◆ **WORK TO DO**
From the first line of the listing below to the line with "(b4r) at (908,425);", print each line exactly, and nothing more. Leave out the pictures.

* BEGIN *

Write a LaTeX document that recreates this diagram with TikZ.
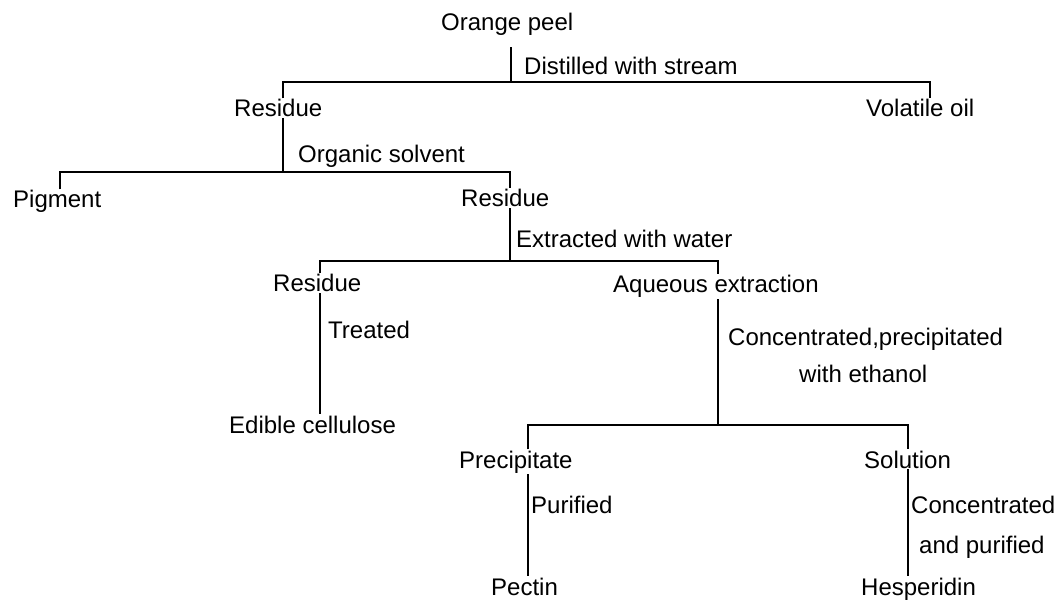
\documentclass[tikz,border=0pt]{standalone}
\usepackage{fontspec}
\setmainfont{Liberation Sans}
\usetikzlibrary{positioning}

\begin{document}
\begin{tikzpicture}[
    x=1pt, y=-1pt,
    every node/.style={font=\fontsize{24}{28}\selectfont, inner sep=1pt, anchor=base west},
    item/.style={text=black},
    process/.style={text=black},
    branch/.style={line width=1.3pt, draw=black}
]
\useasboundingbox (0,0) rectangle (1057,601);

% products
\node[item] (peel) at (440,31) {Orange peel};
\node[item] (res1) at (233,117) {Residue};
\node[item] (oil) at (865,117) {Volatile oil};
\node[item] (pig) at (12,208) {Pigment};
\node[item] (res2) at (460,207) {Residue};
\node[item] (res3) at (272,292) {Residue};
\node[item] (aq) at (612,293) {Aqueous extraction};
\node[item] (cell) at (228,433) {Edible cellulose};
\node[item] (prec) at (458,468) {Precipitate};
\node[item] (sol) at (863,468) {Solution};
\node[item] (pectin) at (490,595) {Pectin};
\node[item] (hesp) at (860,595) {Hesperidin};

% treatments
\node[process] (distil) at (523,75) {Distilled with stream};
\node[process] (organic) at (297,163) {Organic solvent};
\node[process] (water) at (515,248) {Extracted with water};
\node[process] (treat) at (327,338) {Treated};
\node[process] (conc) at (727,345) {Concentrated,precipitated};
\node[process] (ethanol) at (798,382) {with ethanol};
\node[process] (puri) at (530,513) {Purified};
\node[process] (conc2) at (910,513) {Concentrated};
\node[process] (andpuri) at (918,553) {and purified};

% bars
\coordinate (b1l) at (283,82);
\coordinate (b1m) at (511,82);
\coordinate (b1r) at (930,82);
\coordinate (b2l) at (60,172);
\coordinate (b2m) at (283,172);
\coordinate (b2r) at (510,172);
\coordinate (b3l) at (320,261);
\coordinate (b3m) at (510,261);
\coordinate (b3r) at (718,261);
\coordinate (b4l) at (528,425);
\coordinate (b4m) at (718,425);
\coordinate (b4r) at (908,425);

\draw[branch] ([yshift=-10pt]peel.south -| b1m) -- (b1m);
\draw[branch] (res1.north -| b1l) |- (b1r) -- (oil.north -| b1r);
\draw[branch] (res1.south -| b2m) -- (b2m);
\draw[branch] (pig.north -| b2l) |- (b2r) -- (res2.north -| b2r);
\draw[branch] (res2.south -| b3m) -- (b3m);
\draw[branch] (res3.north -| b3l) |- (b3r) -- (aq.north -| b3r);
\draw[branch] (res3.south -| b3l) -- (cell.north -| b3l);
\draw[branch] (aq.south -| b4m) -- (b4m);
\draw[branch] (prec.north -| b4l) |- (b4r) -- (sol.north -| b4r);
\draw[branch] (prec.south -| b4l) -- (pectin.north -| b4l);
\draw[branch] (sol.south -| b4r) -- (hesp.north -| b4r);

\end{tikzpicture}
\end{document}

* END *

◆ **SOLUTION TO THIS EXERCISE**
Write a LaTeX document that recreates this diagram with TikZ.
\documentclass[tikz,border=0pt]{standalone}
\usepackage{fontspec}
\setmainfont{Liberation Sans}
\usetikzlibrary{positioning}

\begin{document}
\begin{tikzpicture}[
    x=1pt, y=-1pt,
    every node/.style={font=\fontsize{24}{28}\selectfont, inner sep=1pt, anchor=base west},
    item/.style={text=black},
    process/.style={text=black},
    branch/.style={line width=1.3pt, draw=black}
]
\useasboundingbox (0,0) rectangle (1057,601);

% products
\node[item] (peel) at (440,31) {Orange peel};
\node[item] (res1) at (233,117) {Residue};
\node[item] (oil) at (865,117) {Volatile oil};
\node[item] (pig) at (12,208) {Pigment};
\node[item] (res2) at (460,207) {Residue};
\node[item] (res3) at (272,292) {Residue};
\node[item] (aq) at (612,293) {Aqueous extraction};
\node[item] (cell) at (228,433) {Edible cellulose};
\node[item] (prec) at (458,468) {Precipitate};
\node[item] (sol) at (863,468) {Solution};
\node[item] (pectin) at (490,595) {Pectin};
\node[item] (hesp) at (860,595) {Hesperidin};

% treatments
\node[process] (distil) at (523,75) {Distilled with stream};
\node[process] (organic) at (297,163) {Organic solvent};
\node[process] (water) at (515,248) {Extracted with water};
\node[process] (treat) at (327,338) {Treated};
\node[process] (conc) at (727,345) {Concentrated,precipitated};
\node[process] (ethanol) at (798,382) {with ethanol};
\node[process] (puri) at (530,513) {Purified};
\node[process] (conc2) at (910,513) {Concentrated};
\node[process] (andpuri) at (918,553) {and purified};

% bars
\coordinate (b1l) at (283,82);
\coordinate (b1m) at (511,82);
\coordinate (b1r) at (930,82);
\coordinate (b2l) at (60,172);
\coordinate (b2m) at (283,172);
\coordinate (b2r) at (510,172);
\coordinate (b3l) at (320,261);
\coordinate (b3m) at (510,261);
\coordinate (b3r) at (718,261);
\coordinate (b4l) at (528,425);
\coordinate (b4m) at (718,425);
\coordinate (b4r) at (908,425);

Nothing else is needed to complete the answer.